TASK TO COMPLETE >> Pictures stay out. Extract the lines below from the first one through the line with "years = list(range(1920, 1984))", both included.

GIVEN DATA >>
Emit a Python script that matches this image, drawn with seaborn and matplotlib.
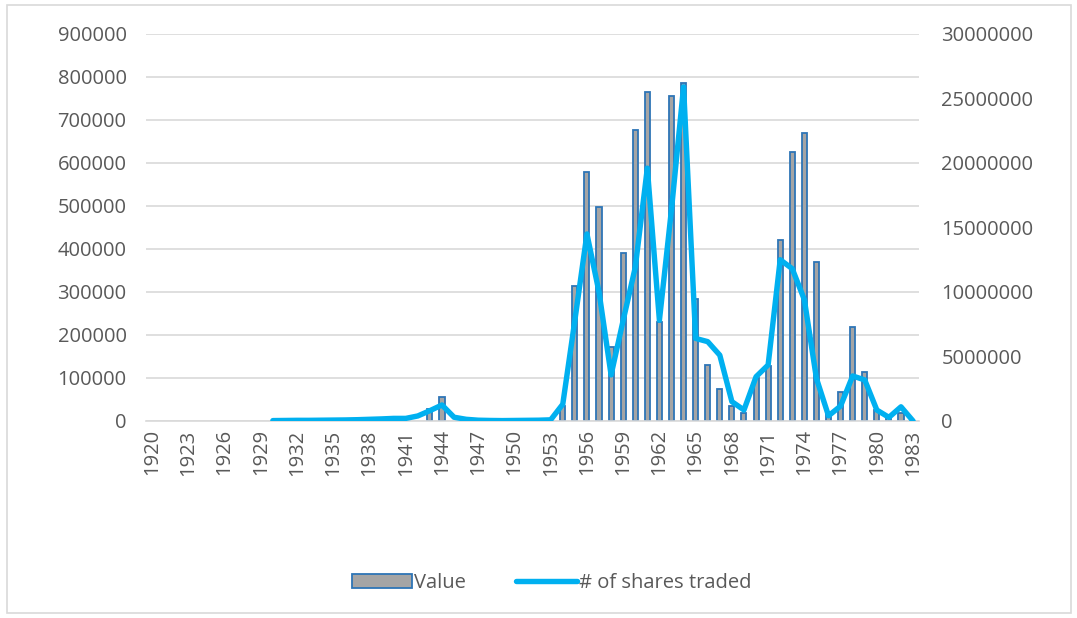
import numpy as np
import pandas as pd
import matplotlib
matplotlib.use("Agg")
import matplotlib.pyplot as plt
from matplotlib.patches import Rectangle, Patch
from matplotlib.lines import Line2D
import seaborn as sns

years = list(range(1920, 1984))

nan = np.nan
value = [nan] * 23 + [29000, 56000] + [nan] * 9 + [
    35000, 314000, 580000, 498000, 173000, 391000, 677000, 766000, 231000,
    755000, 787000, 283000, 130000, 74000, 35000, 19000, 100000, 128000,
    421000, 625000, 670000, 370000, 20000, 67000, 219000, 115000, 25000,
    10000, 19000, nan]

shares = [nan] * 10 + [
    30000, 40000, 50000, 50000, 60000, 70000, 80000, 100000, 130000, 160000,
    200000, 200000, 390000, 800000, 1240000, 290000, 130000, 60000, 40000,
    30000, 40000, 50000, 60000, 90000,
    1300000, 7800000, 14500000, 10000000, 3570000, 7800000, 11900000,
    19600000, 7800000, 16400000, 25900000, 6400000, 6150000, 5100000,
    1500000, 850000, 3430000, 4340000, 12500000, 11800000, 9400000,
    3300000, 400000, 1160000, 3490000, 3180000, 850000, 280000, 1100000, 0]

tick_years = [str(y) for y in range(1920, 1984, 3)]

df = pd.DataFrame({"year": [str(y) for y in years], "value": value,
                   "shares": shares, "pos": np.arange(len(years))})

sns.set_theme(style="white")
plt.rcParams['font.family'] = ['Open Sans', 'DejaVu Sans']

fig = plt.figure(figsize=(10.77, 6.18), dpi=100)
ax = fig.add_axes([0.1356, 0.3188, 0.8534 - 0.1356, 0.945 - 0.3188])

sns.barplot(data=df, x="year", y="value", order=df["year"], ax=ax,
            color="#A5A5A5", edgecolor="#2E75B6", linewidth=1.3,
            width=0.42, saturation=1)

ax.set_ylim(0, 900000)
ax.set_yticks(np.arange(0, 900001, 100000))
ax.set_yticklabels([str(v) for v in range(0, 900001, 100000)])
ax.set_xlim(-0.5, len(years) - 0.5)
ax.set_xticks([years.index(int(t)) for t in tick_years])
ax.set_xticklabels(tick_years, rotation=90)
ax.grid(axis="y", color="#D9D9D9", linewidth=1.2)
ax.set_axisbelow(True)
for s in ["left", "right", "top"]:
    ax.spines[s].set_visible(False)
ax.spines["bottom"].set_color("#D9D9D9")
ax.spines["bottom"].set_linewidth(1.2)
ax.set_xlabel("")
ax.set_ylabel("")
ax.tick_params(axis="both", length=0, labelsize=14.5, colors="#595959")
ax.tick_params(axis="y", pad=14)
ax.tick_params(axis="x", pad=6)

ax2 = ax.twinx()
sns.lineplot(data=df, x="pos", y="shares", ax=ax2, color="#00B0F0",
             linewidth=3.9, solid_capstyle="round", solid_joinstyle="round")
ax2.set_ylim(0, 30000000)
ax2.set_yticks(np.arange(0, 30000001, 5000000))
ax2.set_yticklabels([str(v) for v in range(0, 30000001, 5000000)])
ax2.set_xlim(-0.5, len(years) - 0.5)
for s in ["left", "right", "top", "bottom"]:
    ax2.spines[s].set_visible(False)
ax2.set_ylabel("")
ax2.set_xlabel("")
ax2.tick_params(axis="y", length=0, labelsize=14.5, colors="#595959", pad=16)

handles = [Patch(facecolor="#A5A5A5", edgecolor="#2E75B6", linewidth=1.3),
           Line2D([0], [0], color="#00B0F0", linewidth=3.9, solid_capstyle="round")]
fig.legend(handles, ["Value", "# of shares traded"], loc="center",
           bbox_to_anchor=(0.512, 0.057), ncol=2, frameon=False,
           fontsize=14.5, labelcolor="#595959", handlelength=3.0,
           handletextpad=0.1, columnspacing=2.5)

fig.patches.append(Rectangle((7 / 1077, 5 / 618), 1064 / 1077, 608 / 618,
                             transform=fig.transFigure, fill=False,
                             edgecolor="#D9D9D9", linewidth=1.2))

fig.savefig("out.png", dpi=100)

EXERCISE ANSWER >>
Emit a Python script that matches this image, drawn with seaborn and matplotlib.
import numpy as np
import pandas as pd
import matplotlib
matplotlib.use("Agg")
import matplotlib.pyplot as plt
from matplotlib.patches import Rectangle, Patch
from matplotlib.lines import Line2D
import seaborn as sns

years = list(range(1920, 1984))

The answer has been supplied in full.